## Problem statement
Wherever "with" appears in a line, list that line.

● ● ● ●

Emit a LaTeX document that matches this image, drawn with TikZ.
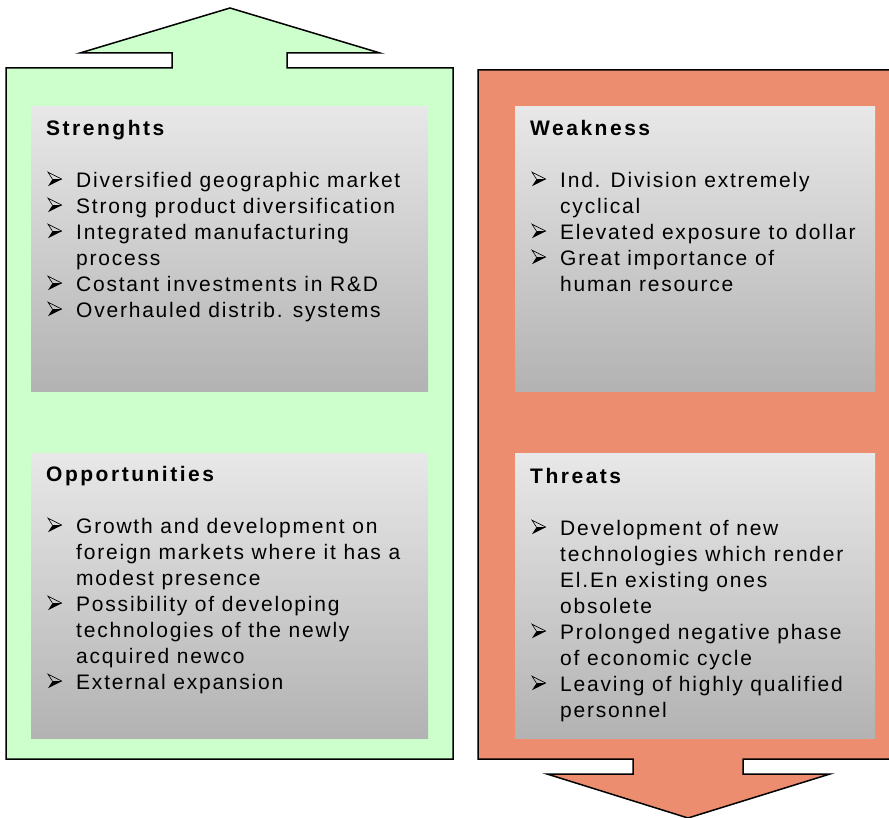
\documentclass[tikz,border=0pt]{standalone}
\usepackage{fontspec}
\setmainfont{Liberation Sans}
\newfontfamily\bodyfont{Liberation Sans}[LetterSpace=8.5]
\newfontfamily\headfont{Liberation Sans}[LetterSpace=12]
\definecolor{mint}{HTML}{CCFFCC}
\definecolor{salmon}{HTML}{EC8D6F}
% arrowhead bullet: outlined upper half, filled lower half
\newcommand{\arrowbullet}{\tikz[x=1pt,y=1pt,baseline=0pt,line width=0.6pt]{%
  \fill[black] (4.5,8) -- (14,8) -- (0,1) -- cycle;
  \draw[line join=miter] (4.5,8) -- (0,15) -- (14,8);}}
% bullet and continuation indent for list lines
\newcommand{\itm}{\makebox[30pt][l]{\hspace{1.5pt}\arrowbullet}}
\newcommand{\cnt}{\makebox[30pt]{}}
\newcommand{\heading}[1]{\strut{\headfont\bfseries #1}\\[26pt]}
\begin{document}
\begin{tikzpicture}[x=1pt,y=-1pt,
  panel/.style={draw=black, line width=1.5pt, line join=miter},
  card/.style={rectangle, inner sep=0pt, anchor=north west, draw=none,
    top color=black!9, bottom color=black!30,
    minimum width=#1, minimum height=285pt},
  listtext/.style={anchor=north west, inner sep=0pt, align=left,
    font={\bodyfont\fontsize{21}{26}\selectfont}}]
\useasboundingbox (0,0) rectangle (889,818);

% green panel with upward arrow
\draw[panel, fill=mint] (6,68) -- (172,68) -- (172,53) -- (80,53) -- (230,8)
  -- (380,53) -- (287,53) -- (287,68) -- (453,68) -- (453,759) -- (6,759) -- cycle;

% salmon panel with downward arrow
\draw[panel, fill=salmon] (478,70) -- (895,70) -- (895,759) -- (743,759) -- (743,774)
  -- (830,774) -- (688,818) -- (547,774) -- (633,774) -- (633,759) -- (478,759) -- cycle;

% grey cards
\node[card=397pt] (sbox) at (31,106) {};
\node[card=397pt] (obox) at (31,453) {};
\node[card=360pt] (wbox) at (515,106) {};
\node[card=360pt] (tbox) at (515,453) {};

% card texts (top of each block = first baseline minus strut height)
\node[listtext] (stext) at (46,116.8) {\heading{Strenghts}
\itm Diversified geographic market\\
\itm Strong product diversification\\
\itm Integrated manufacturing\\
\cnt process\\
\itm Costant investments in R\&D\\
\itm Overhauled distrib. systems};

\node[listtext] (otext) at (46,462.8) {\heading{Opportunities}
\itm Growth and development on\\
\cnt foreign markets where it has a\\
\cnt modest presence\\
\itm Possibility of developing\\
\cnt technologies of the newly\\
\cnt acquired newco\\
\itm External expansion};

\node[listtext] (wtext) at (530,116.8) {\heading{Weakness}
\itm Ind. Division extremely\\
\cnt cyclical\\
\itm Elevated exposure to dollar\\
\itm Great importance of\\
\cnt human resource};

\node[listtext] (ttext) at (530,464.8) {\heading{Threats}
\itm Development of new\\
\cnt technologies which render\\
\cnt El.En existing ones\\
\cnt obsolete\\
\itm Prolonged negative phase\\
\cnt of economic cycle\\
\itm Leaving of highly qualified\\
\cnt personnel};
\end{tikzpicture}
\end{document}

● ● ● ●

## Task solution
Emit a LaTeX document that matches this image, drawn with TikZ.
% green panel with upward arrow
% salmon panel with downward arrow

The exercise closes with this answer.